Counter Culture

The website of moral theologian Christopher Klofft

Archive for the month “February, 2016”

Sex, Lies, and Magazine Surveys

BostonThis week in class, one of my seminarians brought up a new article in Boston magazine on sex in the city (it’s in the February 2016 issue, but at the time of this writing, I couldn’t find an online version of it).  It was a series of 10 anecdotes about various non-traditional elements or approaches to sex and dating, along with some statistical “data” gleaned from a poll offered by the magazine.  By way of review, I found the article occasionally appalling, often predictable, and mostly pathetic.  What I “learned” is that the single life is hard, some people like to act kinky behind closed doors, and it’s OK to have sex for money if it pays your way through school.  I also learned that the average number of times people have sex per month averaged between three (for people not in a relationship – telling in itself) and nine (for people who have been in a relationship for less than five years, but who weren’t married).

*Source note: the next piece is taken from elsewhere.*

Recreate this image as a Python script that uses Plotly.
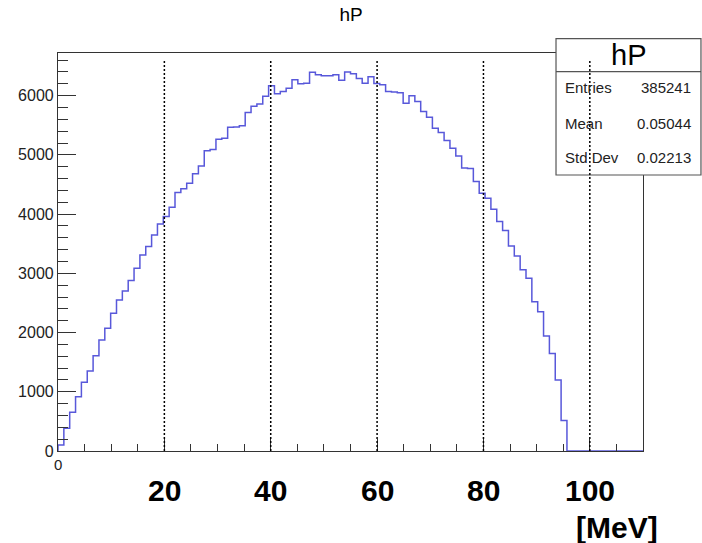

There is nothing especially new in this survey, other than perhaps the article’s introduction, which praises Massachusetts as being so “ahead of the curve” in misunderstanding the meaning of human sexuality. But this style of survey can be found in any number of other magazines.  In fact, it seems such a survey is found pretty much every month in that bastion of forward thinking, Cosmopolitan.

The relevance of this statistical data is dubious at best. The Boston survey notes that it is the compiled results of 612 Bostonians aged 18 to 54.  So we have a self-selected anonymous survey of readers of the magazine that represents less than 1/1000th of the population of the city.  I seriously suspect even less work was done on other such surveys; perhaps an impromptu poll around the office.  No one should take these results seriously.  No one.

Of course, I doubt anyone does take these surveys very seriously.  Or, at least, that’s what most of us claim.  The problem is that many people read them, even if it is only out of prurient curiosity, and this becomes an element of one’s own particular brain-washing.  You see, every one of us is brain-washed.  It is absolutely unavoidable in our culture.  But, in truth, we have a good amount of control about what actually washes our brains.  This form of discernment, especially in light of these surveys, is part of the virtue of chastity.

When we fail to exercise this discernment, even as we laugh our way through the stats on display, we are subtly affected by what we read. We logically conclude that these kinds of quotes and anecdotes about unusual sexual behavior are not the norm, but we sometimes fail to see the brokenness of the persons involved in these tales.  And we start to think that maybe if there is one person like this, maybe, just maybe, there are more people also secretly just like this.  And then we might think: if I find this behavior unusual, maybe I’m the one who is prudish, or out of touch, or not as progressive as I might want to think.  At that point, even if we never change our behavior one bit, our momentary confusion, a consequence of brain-washing, has hindered us in our responsiveness to the grace of Christ that makes us fully human.

So we have to practice discernment. We must, to use one of those old-fashioned traditionalist phrases, “discipline our senses.”  We need to make prudent choices about what we allow to live in our brains, to become strongholds in our mind, and when we do hear about or read these surveys, we have to turn to prayer for ourselves and for our whole culture that the Kingdom might become more fully alive among us.

In the meantime, if you happen to be one of those people who enjoys the acts proper to your sacrament in a loving, unitive embrace that is open to new life, or if you’re a single person who respects yourself and those with whom you are in relationship because you recognize that you are wonderfully made in the image of God, or if you are a celibate who lives a holy vocation as a sexual human being, offering yourself in acts of love and service, then according to these surveys, we’re the freaky ones.  Let your freak flag fly, baby!